En las redes sociales -tejidos enmarañados lanzados al mar de la necesidad humana de relación e interacción- se mueven intereses de toda especie. Hay tiburones, arenques, delfines, palometas y ballenatos, por ejemplo.
Entre lo más singular de la fauna variopinta que vive atrapada en esa cetárea de valores y orientaciones subrepticiamente comerciales e inmediatas, figuran los influencers.
La palabra está tomada del idioma inglés, pero se ha incrustado en el lenguaje meta tónico de los de menos de cuarenta y cinco años, con un aumento de la señal localizada en los que andan por la treintena.

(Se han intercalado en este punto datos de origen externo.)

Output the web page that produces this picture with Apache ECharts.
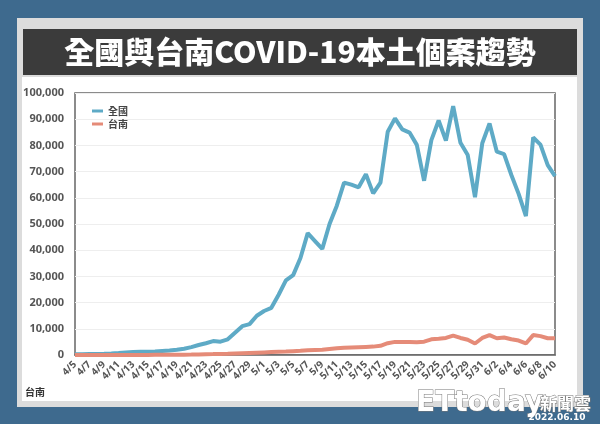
<!DOCTYPE html>
<html>
<head>
<meta charset="utf-8">
<script src="https://cdn.jsdelivr.net/npm/echarts@6/dist/echarts.min.js"></script>
<style>
html,body{margin:0;padding:0;background:#3e6a8e;}
#c{width:600px;height:424px;}
</style>
</head>
<body>
<div id="c"></div>
<script>
const dates = ['4/5','4/6','4/7','4/8','4/9','4/10','4/11','4/12','4/13','4/14','4/15','4/16','4/17','4/18','4/19','4/20','4/21','4/22','4/23','4/24','4/25','4/26','4/27','4/28','4/29','4/30',
'5/1','5/2','5/3','5/4','5/5','5/6','5/7','5/8','5/9','5/10','5/11','5/12','5/13','5/14','5/15','5/16','5/17','5/18','5/19','5/20','5/21','5/22','5/23','5/24','5/25','5/26','5/27','5/28','5/29','5/30','5/31',
'6/1','6/2','6/3','6/4','6/5','6/6','6/7','6/8','6/9','6/10'];

const national = [250,320,380,400,450,550,740,1000,1150,1200,1250,1300,1500,1700,2000,2400,3000,3800,4500,5300,
5100,6000,8500,11000,11800,15000,16800,18000,23000,28500,30500,37000,46500,43500,40500,
50000,57000,65800,65000,64000,69000,61700,65800,85200,90300,86100,84900,80200,66500,
82000,89500,81800,95000,81000,76300,60200,80800,88400,77600,76700,68700,61500,53000,83000,80300,72500,68300];

const tainan = [5,5,8,10,12,15,20,25,30,35,40,50,60,80,100,
130,170,220,280,340,420,500,600,700,800,900,
1000,1100,1200,1300,1450,1600,1800,1900,2000,2300,2600,2800,2900,3000,3100,3200,3500,
4500,5000,5000,5000,4900,5100,6000,6200,6500,7400,6500,5800,4400,6500,7600,6400,6700,6000,5500,4400,7600,7200,6400,6400];

const seriesNames = ['全國','台南'];
const titleText = '全國與台南COVID-19本土個案趨勢';

const chart = echarts.init(document.getElementById('c'));
chart.setOption({
  backgroundColor: '#3e6a8e',
  animation: false,
  graphic: [
    {type:'rect', z:-10, shape:{x:17,y:18,width:566,height:389}, style:{fill:'#dcdcdc'}},
    {type:'rect', z:-9, shape:{x:22,y:77,width:555,height:324}, style:{fill:'#ffffff'}},
    {type:'rect', z:-9, shape:{x:23,y:29,width:554,height:46}, style:{fill:'#3b3b3b'}},
    {type:'text', z:10, x:300, y:52, style:{text:titleText, fill:'#ffffff', font:'900 30px "Noto Sans CJK TC"', textAlign:'center', textVerticalAlign:'middle'}},
    {type:'text', z:10, x:25, y:392, style:{text:'台南', fill:'#333', font:'bold 10px "Noto Sans CJK TC"', textAlign:'left', textVerticalAlign:'middle'}},
    {type:'text', z:10, x:416, y:404, style:{text:'ETtoday', fill:'#ffffff', stroke:'#777', lineWidth:1, font:'bold 28px "DejaVu Sans"', textAlign:'left', textVerticalAlign:'middle'}},
    {type:'text', z:10, x:540, y:404, style:{text:'新聞雲', fill:'#ffffff', stroke:'#777', lineWidth:1, font:'bold 17px "Noto Sans CJK TC"', textAlign:'left', textVerticalAlign:'middle'}},
    {type:'text', z:10, x:557, y:418, style:{text:'2022.06.10', fill:'#ffffff', font:'bold 9px "DejaVu Sans"', textAlign:'center', textVerticalAlign:'middle'}}
  ],
  grid: {left:75, right:45, top:93, bottom:69, show:true, borderColor:'#666', borderWidth:1.5, backgroundColor:'transparent'},
  legend: {
    orient:'vertical', left:92, top:106, itemGap:3, itemWidth:11, itemHeight:3, icon:'rect', padding:0,
    textStyle:{fontSize:10, fontWeight:'bold', color:'#444', fontFamily:'"Noto Sans CJK TC"'},
    data: seriesNames
  },
  xAxis: {
    type:'category', data:dates, boundaryGap:false,
    axisLine:{show:true, lineStyle:{color:'#666', width:1.5}},
    axisTick:{show:false},
    axisLabel:{interval:1, rotate:45, fontSize:10, fontWeight:'bold', color:'#555', margin:8, fontFamily:'"Noto Sans", sans-serif'},
    splitLine:{show:false}
  },
  yAxis: {
    type:'value', min:0, max:100000, interval:10000,
    axisLine:{show:false}, axisTick:{show:false},
    axisLabel:{fontSize:11, fontWeight:'bold', color:'#555', margin:11, fontFamily:'"Noto Sans", sans-serif',
      formatter: v => v.toLocaleString('en-US')},
    splitLine:{lineStyle:{color:'#eeeeee', width:1}}
  },
  series: [
    {name:seriesNames[0], type:'line', data:national, showSymbol:false, symbol:'none', lineStyle:{color:'#5eaac6', width:4}, itemStyle:{color:'#5eaac6'}, z:3},
    {name:seriesNames[1], type:'line', data:tainan, showSymbol:false, symbol:'none', lineStyle:{color:'#e58b78', width:4}, itemStyle:{color:'#e58b78'}, z:4}
  ]
});
</script>
</body>
</html>
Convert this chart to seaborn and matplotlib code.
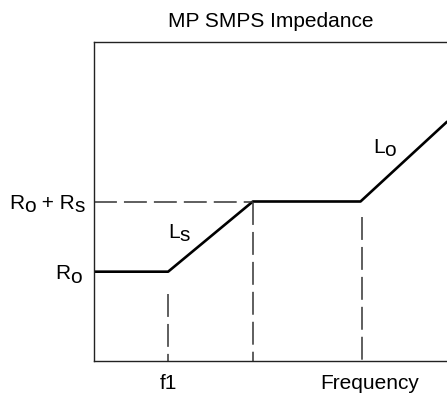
import pandas as pd
import matplotlib.pyplot as plt
import seaborn as sns

# piecewise impedance curve (arbitrary units)
freq = [0, 21, 45, 75.5, 100]
impedance = [28, 28, 50, 50, 75]

# dashed guide lines
guide_x = [21, 45, 76]
guide_top = [21, 50, 45]
level_x_end = 45

tick_x = [21, 78]
tick_x_labels = ["f1", "Frequency"]

# labels with full-size subscripts: (text, is_subscript)
label_ro = [("R", False), ("o", True)]
label_rors = [("R", False), ("o", True), (" + R", False), ("s", True)]
label_ls = [("L", False), ("s", True)]
label_lo = [("L", False), ("o", True)]

FS = 15
SUB_DROP = 2.4  # points


def sub_text(ax, x, y, parts, coords, dy=0):
    prev = ax.annotate(parts[0][0], xy=(x, y), xycoords=coords,
                       xytext=(0, dy), textcoords="offset points",
                       ha="left", va="baseline", fontsize=FS, color="black",
                       annotation_clip=False)
    prev_sub = parts[0][1]
    for s, is_sub in parts[1:]:
        off = 0
        if is_sub and not prev_sub:
            off = -SUB_DROP
        elif prev_sub and not is_sub:
            off = SUB_DROP
        prev = ax.annotate(s, xy=(1, 0), xycoords=prev, xytext=(0, off),
                           textcoords="offset points", ha="left", va="bottom",
                           fontsize=FS, color="black", annotation_clip=False)
        prev_sub = is_sub


sns.set_theme(style="white")
plt.rcParams["font.family"] = ["Liberation Sans", "DejaVu Sans"]
plt.rcParams["text.color"] = "black"
plt.rcParams["xtick.color"] = "black"
plt.rcParams["axes.titlecolor"] = "black"

fig = plt.figure(figsize=(4.47, 3.99), dpi=100)
ax = fig.add_axes([94 / 447, 38 / 399, 353 / 447, 319 / 399])

df = pd.DataFrame({"freq": freq, "impedance": impedance})
sns.lineplot(data=df, x="freq", y="impedance", color="black", linewidth=1.9, ax=ax)

dash = (0, (15, 4.6))
ax.plot([0, level_x_end], [impedance[2], impedance[2]], color="#333333", lw=1.1, linestyle=dash)
for gx, top in zip(guide_x, guide_top):
    ax.plot([gx, gx], [top, 0], color="#333333", lw=1.1, linestyle=dash)

ax.set_xlim(0, 100)
ax.set_ylim(0, 100)

# y labels drawn by hand so the subscripts keep their size
ytr = ax.get_yaxis_transform()
sub_text(ax, -0.1105, impedance[0], label_ro, ytr, dy=-5.4)
sub_text(ax, -0.2408, impedance[2], label_rors, ytr, dy=-5.4)
sub_text(ax, 21, 38.6, label_ls, "data")
sub_text(ax, 79, 65.2, label_lo, "data")

ax.set_xticks(tick_x)
ax.set_xticklabels(tick_x_labels)
ax.set_yticks([])
ax.tick_params(length=0, labelsize=FS)
ax.tick_params(axis="x", pad=9.5)
ax.set_xlabel("")
ax.set_ylabel("")
ax.set_title("MP SMPS Impedance", fontsize=FS, pad=11)

for side in ["left", "bottom", "top"]:
    ax.spines[side].set_color("#222222")
    ax.spines[side].set_linewidth(1.0)
ax.spines["right"].set_visible(False)

fig.savefig("out.png", dpi=100)
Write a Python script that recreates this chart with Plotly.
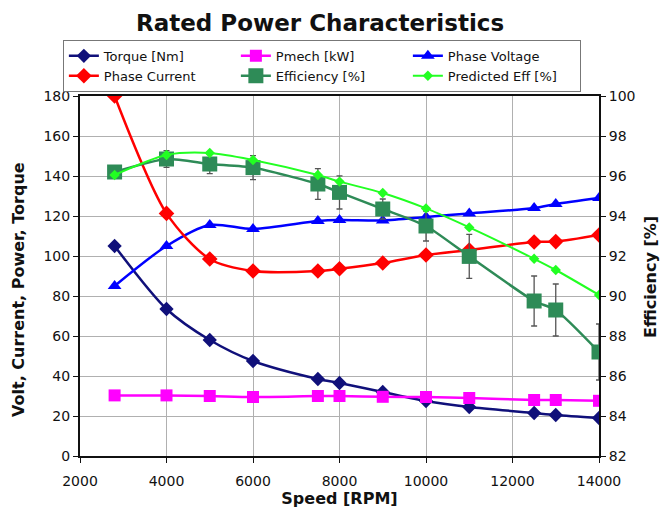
import plotly.graph_objects as go

# Motor test results at rated power
speed_rpm = [2800, 4000, 5000, 6000, 7500, 8000, 9000, 10000, 11000, 12500, 13000, 14000]
torque_nm = [105, 73.5, 58, 47.5, 38.5, 36.5, 32, 27.5, 24.5, 21.5, 20.5, 19]
pmech_kw = [30.3, 30.3, 30, 29.5, 30, 30, 29.6, 29.5, 29, 28, 28, 27.6]
phase_voltage = [85, 105, 115.5, 113.5, 117.5, 118, 117.8, 119.5, 121.3, 124, 126, 129]
phase_current = [180, 121.3, 98.5, 92.5, 92.5, 93.6, 96.5, 100.5, 103, 107, 107.2, 110.5]
efficiency_pct = [96.2, 96.85, 96.6, 96.42, 95.6, 95.18, 94.35, 93.5, 91.98, 89.75, 89.3, 87.2]
efficiency_err = [0.25, 0.42, 0.48, 0.6, 0.77, 0.83, 0.5, 0.75, 1.1, 1.25, 1.3, 1.4]
predicted_eff_pct = [96.05, 97.05, 97.15, 96.8, 96.05, 95.72, 95.15, 94.38, 93.43, 91.86, 91.3, 90.05]

left_ticks = list(range(0, 181, 20))
right_ticks = list(range(82, 101, 2))
x_ticks = list(range(2000, 14001, 2000))
x_tick_labels = [str(v) for v in x_ticks]

FONT = "DejaVu Sans"

fig = go.Figure()

fig.add_trace(go.Scatter(
    x=speed_rpm, y=torque_nm, name="Torque [Nm]", mode="lines+markers",
    line=dict(color="#10107a", width=2.5, shape="spline", smoothing=0.8),
    marker=dict(symbol="diamond", size=11, color="#10107a"),
))
fig.add_trace(go.Scatter(
    x=speed_rpm, y=pmech_kw, name="Pmech [kW]", mode="lines+markers",
    line=dict(color="#ff00ff", width=2.5, shape="spline", smoothing=0.8),
    marker=dict(symbol="square", size=12, color="#ff00ff"),
))
fig.add_trace(go.Scatter(
    x=speed_rpm, y=phase_voltage, name="Phase Voltage", mode="lines+markers",
    line=dict(color="#0000ff", width=2.5, shape="spline", smoothing=0.8),
    marker=dict(symbol="triangle-up", size=12, color="#0000ff"),
))
fig.add_trace(go.Scatter(
    x=speed_rpm, y=phase_current, name="Phase Current", mode="lines+markers",
    line=dict(color="#ff0000", width=2.5, shape="spline", smoothing=0.8),
    marker=dict(symbol="diamond", size=12, color="#ff0000"),
))
fig.add_trace(go.Scatter(
    x=speed_rpm, y=efficiency_pct, name="Efficiency [%]", mode="lines+markers",
    yaxis="y2",
    line=dict(color="#2e8b57", width=2.5, shape="spline", smoothing=0.6),
    marker=dict(symbol="square", size=15, color="#2e8b57"),
    error_y=dict(type="data", array=efficiency_err, visible=True,
                 color="#555555", thickness=1.3, width=3),
))
fig.add_trace(go.Scatter(
    x=speed_rpm, y=predicted_eff_pct, name="Predicted Eff [%]", mode="lines+markers",
    yaxis="y2",
    line=dict(color="#22ff22", width=2, shape="spline", smoothing=0.8),
    marker=dict(symbol="diamond", size=8, color="#22ff22"),
))

axis_font = dict(family=FONT, size=14, color="#111111")
title_font = dict(family=FONT, size=16, color="#111111")

fig.update_layout(
    width=660, height=515,
    margin=dict(l=80, r=61, t=96, b=59),
    paper_bgcolor="white", plot_bgcolor="white",
    font=dict(family=FONT, color="#111111"),
    title=dict(text="<b>Rated Power Characteristics</b>", x=0.485, xanchor="center",
               y=0.956, yanchor="middle", font=dict(family=FONT, size=23, color="#111111")),
    xaxis=dict(
        range=[2000, 14000], tickvals=x_ticks, ticktext=x_tick_labels, tickfont=axis_font,
        ticklabelstandoff=6,
        title=dict(text="<b>Speed [RPM]</b>", font=title_font, standoff=2),
        showgrid=True, gridcolor="#b0b0b0", gridwidth=1,
        showline=True, linecolor="#111111", linewidth=2, mirror=True,
        ticks="outside", ticklen=5, tickcolor="#111111", zeroline=False,
    ),
    yaxis=dict(
        range=[0, 180], tickvals=left_ticks, tickfont=axis_font,
        showgrid=True, gridcolor="#b0b0b0", gridwidth=1,
        showline=True, linecolor="#111111", linewidth=2,
        ticks="outside", ticklen=5, tickcolor="#111111", zeroline=False,
    ),
    yaxis2=dict(
        range=[82, 100], tickvals=right_ticks, tickfont=axis_font,
        overlaying="y", side="right", showgrid=False,
        showline=True, linecolor="#111111", linewidth=2,
        ticks="outside", ticklen=5, tickcolor="#111111", zeroline=False,
    ),
    legend=dict(
        orientation="h", x=-0.033, xanchor="left", y=1.156, yanchor="top",
        entrywidth=127, entrywidthmode="pixels",
        bordercolor="#777777", borderwidth=1, bgcolor="white",
        font=dict(family=FONT, size=13, color="#111111"),
        tracegroupgap=0, itemwidth=30,
    ),
    annotations=[
        dict(text="<b>Volt, Current, Power, Torque</b>", textangle=-90,
             xref="paper", yref="paper", x=(18 - 80) / 519, y=(456 - 290) / 360,
             xanchor="center", yanchor="middle", showarrow=False, font=title_font),
        dict(text="<b>Efficiency [%]</b>", textangle=-90,
             xref="paper", yref="paper", x=(650 - 80) / 519, y=(456 - 277) / 360,
             xanchor="center", yanchor="middle", showarrow=False, font=title_font),
    ],
    showlegend=True,
)

fig.write_html("out.html")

Influencers son, cierto, los que influyen, los que poseen autoridad intelectual, técnica, política, moral o de otra índole en un subsector y, por tanto, tienen followers, seguidores. Gentes, declaradas o anónimas (fundamentalmente, de esta última categoría) que, con alguna regularidad, leen o dicen leer lo que opina el grupete de influencers al que están adscritos.
No es tan sencillo admitir para los educados en lo analógico (diríamos, para andar por casa, los que siguen creyendo que solo existe un mundo regido por la realidad y el orden) que la vida ha pasado a tener una componente básicamente virtual, etérea e imprecisa, aunque con destacable presencia en el cada día de todos nosotros.
Como la edad, incluso más que el conocimiento, me ha convertido en escéptico sobre la mayoría de las influencias -el rebaño está regido por fuerzas más relacionadas con el azar y la improvisación que por la reflexión-, no me creo que los influencers tengan influencia significativa, ni sobre los followers, ni, por supuesto, sobre los que ignoran de la existencia de unos y otros.
Cuando, en el batiburrillo de los encuentros ocasionales con colegas, amigos, desconocidos y gentes de cualquier vivir, alguien se me acerca y me comunica, con el aire de quien realiza una confesión ignominiosa: “Te sigo”, me quedo, por lo general, con la pregunta personal de “¿A dónde?”
Solo que no se la formulo, claro, porque es agradable la sensación de imaginar que, en esta sociedad en la que nadie tiene mucho interés por el próximo o lejano -salvo que pertenezca a un equipo de fútbol o a la propia escudería-, hay, desde el silencio y la opacidad, alguien que lee lo que escribo y le sirve para ayudarle a poner algo de orden personal en la cetárea en donde somos alimentados, fundamentalmente, con carroña y mentiras para ser catapultados una y otra vez al mercado para que compremos lo primero que se nos ponga delante de las narices.